As she begins her journey, she talks to herself and warns "Out of my way,
all you foxes, owls, beetles, jack rabbits, coons and wild animals!...Keep
out from under these feet, little bob-whites", because as she says, "I got a
long way." She is determined to go down that path despite anything that
might come between her and getting the medicine for her grandson. This shows
that her body may be worn out, but the attitude that she takes and desire
that she has in order to get the medicine for her grandson are not. In
addition, her shoelaces "which dragged from her unlaced shoes" adds to the
chance of her falling on the path.
        First, she has to face an uphill climb. Then, she goes downhill but soon
finds herself tangled with a bush, and she does not want to rip her dress.
She talks to the bush stating "Thorns, you doing your appointed work. Never
want to let folks pass, no sir. Old eyes thought you was a pretty little
green bush" However, she manages to free herself from the thorn bush. In
addition, she faces a barbed-wire fence, which is not easy for anyone, but
she gets through, again telling herself that "she could not pay for having
her arm or her leg sawed off."  At one point, she is startled by a stray dog
and falls into a ditch.
Eventually, a hunter and his dog happen upon her and pull her out of the
ditch. He also tries to prevent her from finishing her journey. He tells her
that she is too old, and even tries to scare her with his gun. At that point
the man says, "you must be a hundred years old, and scared of nothing...you
take my advice and stay home, and nothing will happen to you." Not even
these words from the hunter could make Phoenix give up, always getting
herself out of a predicament, and having her grandson as a reason to keep
Walking across a log with her eyes closed is another daring thing she
attempts. After safely crossing she says "I wasn't as old as I thought." She
sits down to rest "when a little boy brought her a plate with a slice of
marble-cake on it." When old Phoenix reaches "to take it there was just her
own hand in the air," and nothing else around. Throughout the story, she
exhibits signs of senility and delusions including her meeting of a
scarecrow which she initially thinks is a man.

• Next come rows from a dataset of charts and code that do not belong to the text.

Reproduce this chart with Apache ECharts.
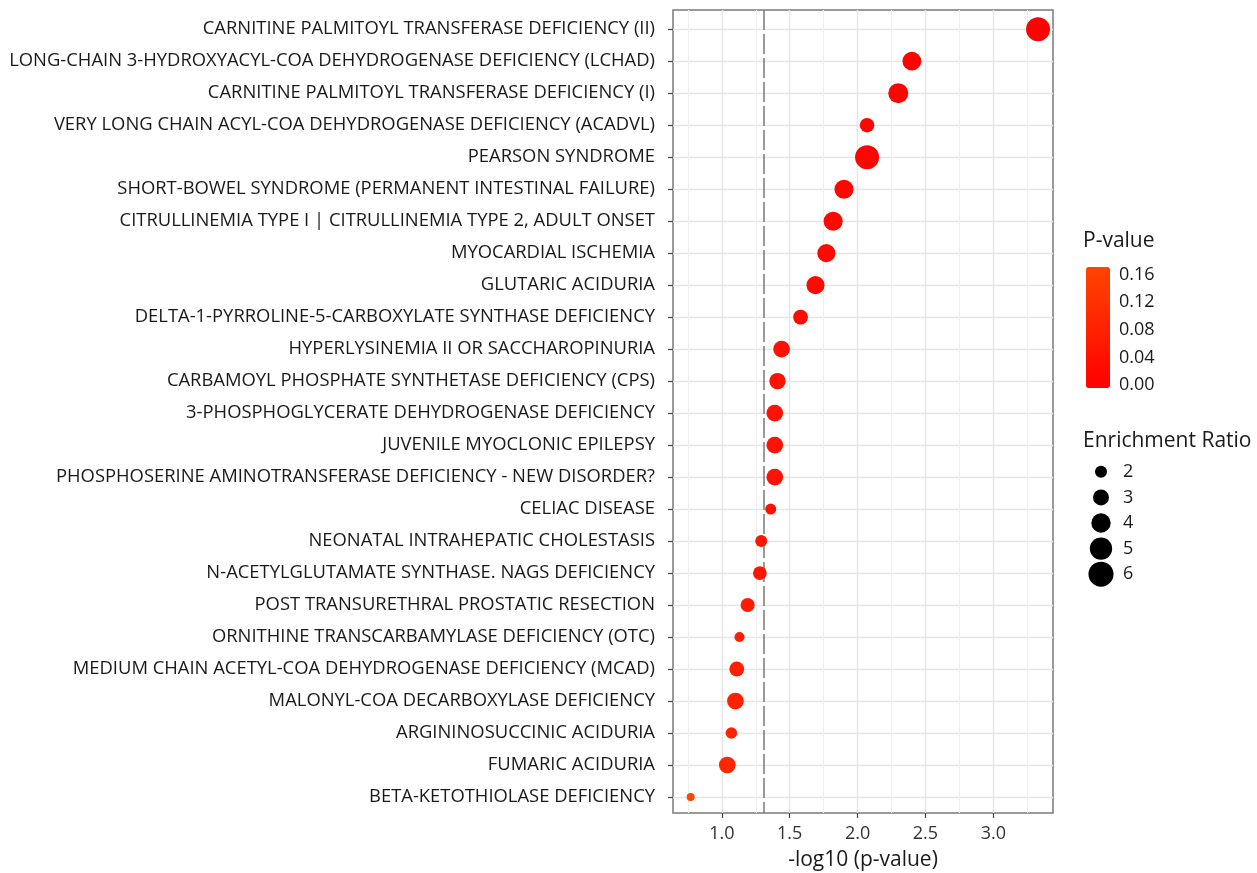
<!DOCTYPE html>
<html>
<head>
<meta charset="utf-8">
<script src="https://cdn.jsdelivr.net/npm/echarts@6/dist/echarts.min.js"></script>
<style>
  html, body { margin: 0; padding: 0; background: #fff; }
  #chart { width: 1257px; height: 873px; }
</style>
</head>
<body>
<div id="chart"></div>
<script>
// ---- data (top to bottom) ----
const categories = [
  'CARNITINE PALMITOYL TRANSFERASE DEFICIENCY (II)',
  'LONG-CHAIN 3-HYDROXYACYL-COA DEHYDROGENASE DEFICIENCY (LCHAD)',
  'CARNITINE PALMITOYL TRANSFERASE DEFICIENCY (I)',
  'VERY LONG CHAIN ACYL-COA DEHYDROGENASE DEFICIENCY (ACADVL)',
  'PEARSON SYNDROME',
  'SHORT-BOWEL SYNDROME (PERMANENT INTESTINAL FAILURE)',
  'CITRULLINEMIA TYPE I | CITRULLINEMIA TYPE 2, ADULT ONSET',
  'MYOCARDIAL ISCHEMIA',
  'GLUTARIC ACIDURIA',
  'DELTA-1-PYRROLINE-5-CARBOXYLATE SYNTHASE DEFICIENCY',
  'HYPERLYSINEMIA II OR SACCHAROPINURIA',
  'CARBAMOYL PHOSPHATE SYNTHETASE DEFICIENCY (CPS)',
  '3-PHOSPHOGLYCERATE DEHYDROGENASE DEFICIENCY',
  'JUVENILE MYOCLONIC EPILEPSY',
  'PHOSPHOSERINE AMINOTRANSFERASE DEFICIENCY - NEW DISORDER?',
  'CELIAC DISEASE',
  'NEONATAL INTRAHEPATIC CHOLESTASIS',
  'N-ACETYLGLUTAMATE SYNTHASE. NAGS DEFICIENCY',
  'POST TRANSURETHRAL PROSTATIC RESECTION',
  'ORNITHINE TRANSCARBAMYLASE DEFICIENCY (OTC)',
  'MEDIUM CHAIN ACETYL-COA DEHYDROGENASE DEFICIENCY (MCAD)',
  'MALONYL-COA DECARBOXYLASE DEFICIENCY',
  'ARGININOSUCCINIC ACIDURIA',
  'FUMARIC ACIDURIA',
  'BETA-KETOTHIOLASE DEFICIENCY'
];
const negLog10P = [3.33, 2.40, 2.30, 2.07, 2.07, 1.90, 1.82, 1.77, 1.69, 1.58,
                   1.44, 1.41, 1.39, 1.39, 1.39, 1.36, 1.29, 1.28, 1.19, 1.13,
                   1.11, 1.10, 1.07, 1.04, 0.77];
const enrichmentRatio = [5.6, 3.8, 4.2, 2.6, 5.6, 3.9, 3.9, 3.6, 3.6, 2.7,
                         3.2, 3.1, 3.2, 3.2, 3.2, 1.8, 2.0, 2.4, 2.5, 1.6,
                         2.7, 3.2, 1.9, 3.2, 1.2];
const xTicks = [1.0, 1.5, 2.0, 2.5, 3.0];
const colorTicks = [0, 0.04, 0.08, 0.12, 0.16];
const sizeLegendValues = [2, 3, 4, 5, 6];
const thresholdX = 1.31;

// ---- helpers ----
function sizeOf(er) { return 12.56 * Math.sqrt(er) - 5.76; }
const FONT = '"Open Sans", sans-serif';
const rowIdx = categories.map((c, i) => i);
const points = categories.map((c, i) => [negLog10P[i], i, enrichmentRatio[i], Math.pow(10, -negLog10P[i]), c]);
const legendPts = sizeLegendValues.map(v => [1, String(v), v]);

const chart = echarts.init(document.getElementById('chart'), null, { renderer: 'canvas' });
chart.setOption({
  animation: false,
  backgroundColor: '#ffffff',
  textStyle: { fontFamily: FONT },
  title: [
    { text: 'P-value', left: 1083, top: 231, padding: 0, textStyle: { fontFamily: FONT, fontSize: 21, fontWeight: 'normal', color: '#1a1a1a' } },
    { text: 'Enrichment Ratio', left: 1083, top: 431, padding: 0, textStyle: { fontFamily: FONT, fontSize: 21, fontWeight: 'normal', color: '#1a1a1a' } }
  ],
  grid: [
    { left: 673, top: 10, width: 380, height: 803, show: true, borderColor: '#7a7a7a', borderWidth: 1.5, backgroundColor: '#fff', containLabel: false, outerBoundsMode: 'none' },
    { left: 1090, top: 459, width: 22, height: 128, containLabel: false, outerBoundsMode: 'none' },
    { left: 1086, top: 267, width: 24, height: 121, containLabel: false, outerBoundsMode: 'none' }
  ],
  xAxis: [
    {
      gridIndex: 0, type: 'value', min: 0.64, max: 3.44, splitNumber: 5,
      minInterval: 0.5, maxInterval: 0.5,
      name: '-log10 (p-value)', nameLocation: 'middle', nameGap: 37,
      nameTextStyle: { fontFamily: FONT, fontSize: 21, color: '#1a1a1a' },
      axisLine: { show: false, onZero: false },
      axisTick: { show: true, length: 5, customValues: xTicks, lineStyle: { color: '#444', width: 1.2 } },
      axisLabel: { customValues: xTicks, fontFamily: FONT, fontSize: 18, color: '#333', margin: 12,
                   formatter: v => v.toFixed(1) },
      splitLine: { show: true, lineStyle: { color: '#e6e6e6', width: 1.4 } },
      minorTick: { show: false, splitNumber: 2 },
      minorSplitLine: { show: true, lineStyle: { color: '#eeeeee', width: 1 } }
    },
    { gridIndex: 1, type: 'value', min: 0, max: 2, show: false },
    { gridIndex: 2, type: 'value', min: 0, max: 1, show: false }
  ],
  yAxis: [
    {
      gridIndex: 0, type: 'value', inverse: true, min: -0.6, max: 24.5,
      minInterval: 1, maxInterval: 1, splitNumber: 25,
      axisLine: { show: false, onZero: false },
      axisTick: { show: true, length: 5, customValues: rowIdx, lineStyle: { color: '#444', width: 1.2 } },
      axisLabel: { customValues: rowIdx, fontFamily: FONT, fontSize: 18.4, color: '#1a1a1a', margin: 18,
                   formatter: v => categories[Math.round(v)] || '' },
      splitLine: { show: true, lineStyle: { color: '#e6e6e6', width: 1.4 } }
    },
    {
      gridIndex: 1, type: 'category', inverse: true, position: 'right',
      data: sizeLegendValues.map(String),
      axisLine: { show: false, onZero: false }, axisTick: { show: false },
      axisLabel: { fontFamily: FONT, fontSize: 18, color: '#1a1a1a', margin: 11 }
    },
    {
      gridIndex: 2, type: 'value', position: 'right', min: -0.004, max: 0.171,
      axisLine: { show: false, onZero: false },
      splitLine: { show: false },
      axisTick: { show: true, inside: true, length: 4, customValues: colorTicks, lineStyle: { color: 'rgba(255,255,255,0.6)', width: 1 } },
      axisLabel: { customValues: colorTicks, fontFamily: FONT, fontSize: 18, color: '#1a1a1a', margin: 9,
                   formatter: v => v.toFixed(2) }
    }
  ],
  visualMap: [{
    type: 'continuous', seriesIndex: 0, dimension: 3,
    min: -0.004, max: 0.171,
    inRange: { color: ['#ff0000', '#ff4500'] },
    orient: 'vertical', left: 1086, top: 267, itemWidth: 24, itemHeight: 121,
    calculable: false, text: null, showLabel: false, hoverLink: false,
    padding: 0, borderWidth: 0
  }],
  series: [
    {
      type: 'scatter', xAxisIndex: 0, yAxisIndex: 0,
      data: points,
      symbol: 'circle',
      symbolSize: val => sizeOf(val[2]),
      itemStyle: { opacity: 1 },
      z: 5,
      markLine: {
        silent: true, symbol: 'none', label: { show: false },
        lineStyle: { type: [20, 4], color: '#7a7a7a', width: 1.5 },
        data: [{ xAxis: thresholdX }],
        z: 3
      }
    },
    {
      type: 'scatter', xAxisIndex: 1, yAxisIndex: 1,
      data: legendPts,
      symbol: 'circle',
      symbolSize: val => sizeOf(val[2]),
      itemStyle: { color: '#000', opacity: 1 }
    }
  ]
});
</script>
</body>
</html>
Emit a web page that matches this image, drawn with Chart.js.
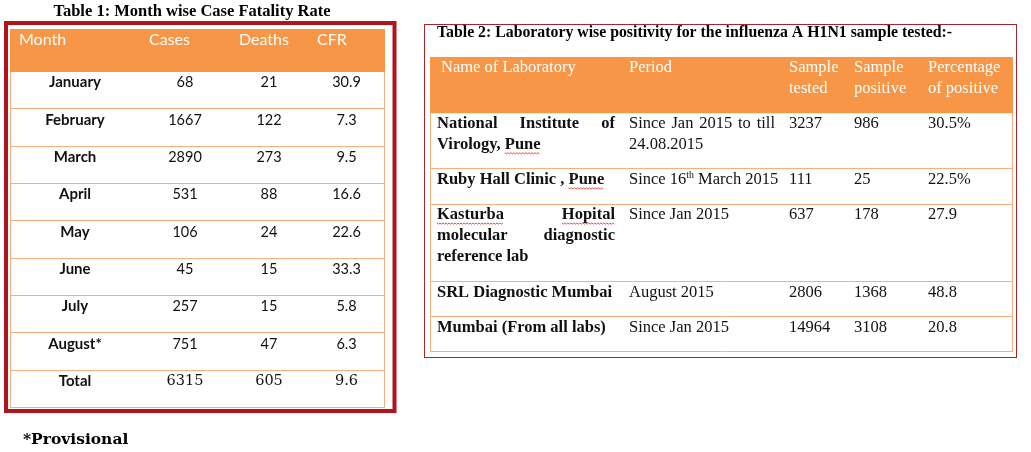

When Phoenix reaches her destination, the reason for her mission is given.
When she enters "the big building", evidently a medical facility, she
doesn't speak and appears disoriented. A nurse recognizes her and inquires
about her grandson who swallowed lye two to three years ago. She asks "He
isn't dead, is he?" Phoenix responds with, "No missy, he not dead, he just
the same." She tells the nurse "he not able to swallow. He not get his
breath. So the time come around, and I go on another trip for the soothing
Phoenix Jackson encounters many adversities along her journey, but somehow
manages to get through them. Her perseverance in the face of tremendous
obstacles is admirable considering her age and declining health. This story
reminds the reader over and over that she truly loves her grandson, and that
she is determined to overcome any obstacle to achieve her goal. The only
thing that keeps her from giving up is the love she has for him and the fact
that all they have in this world is each other.